Foundations reported they were frequently rebuffed in efforts to acquire and restore ruined churches, especially if restoration would restore the building to use as a church as opposed to a museum or cultural center. The Protestant Church of Istanbul reported it had been attempting for seven years to obtain permission to restore and use a former Roman Catholic chapel that was seized by the Treasury Department after the chapel’s foundation became inactive. The authorities continued to decline permission to restore the chapel. Authorities enforced regulations specifying that restoration or construction carried out on buildings and monuments considered “ancient” could take place only with authorization of the regional board for the protection of cultural and national wealth.
The government did not implement the 2011 ECHR ruling that suggested omitting reference to religion on national identity cards. The ruling was in response to a case brought by an Alevi man who wished to list “Alevi” as his religion. Some local officials reportedly harassed persons who converted from Islam to another religion when they sought to amend their identity cards. Some non-Muslims maintained that listing their religious affiliation on the cards exposed them to discrimination and harassment. Many religious groups complained that by not including a religious identity or listing an identity other than Muslim, individuals were precluded from obtaining jobs in the state bureaucracy or government and discriminated against in the private sector.
The government continued to permit annual religious worship services at religiously significant sites previously converted to state museums, such as the Sumela Monastery near Trabzon, Akdamar Church near Van, St. Peter’s Church in Antakya, St. Nicholas’ Church near Demre, and the House of the Virgin Mary near Selcuk. Some municipal and minority religious group leaders called for these sites to be opened to worship without restrictions, and for other sites to be considered for religious services as well.
In July President Abdullah Gul hosted the leaders of minority religious foundations in Istanbul. Greek, Syriac, Armenian, Jewish, and Bulgarian foundation representatives attended.
In September high-level government officials participated in a conference held in Istanbul titled “Arab Awakening and Peace in the Middle East: Muslim and Christian Perspectives.” Conference organizers acknowledged that Jews were not invited or welcome to participate.

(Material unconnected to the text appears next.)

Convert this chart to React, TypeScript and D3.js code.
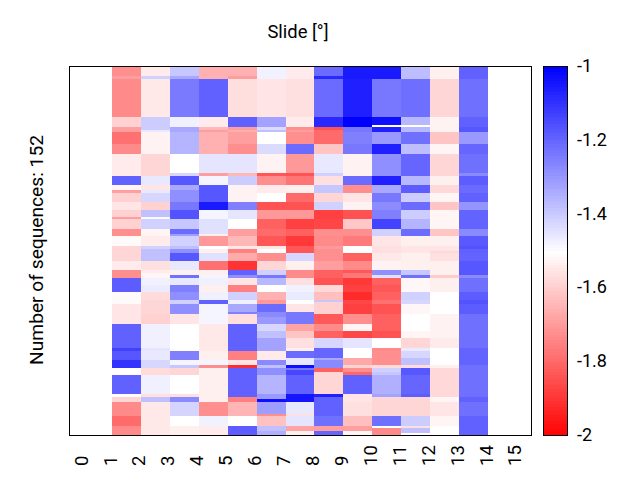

The municipality of Diyarbakir contributed a third of the funding for the renovation of St. Giragos Church, at one time the largest Armenian Orthodox church in the country, which was abandoned and partially destroyed in 1915. Following completion of the restoration, a mass was held at the church in November for the first time in 97 years. Several municipalities around the country initiated plans to convert former churches, which had been abandoned or used as commercial venues, to cultural centers or museums with an emphasis on the religious significance of the building.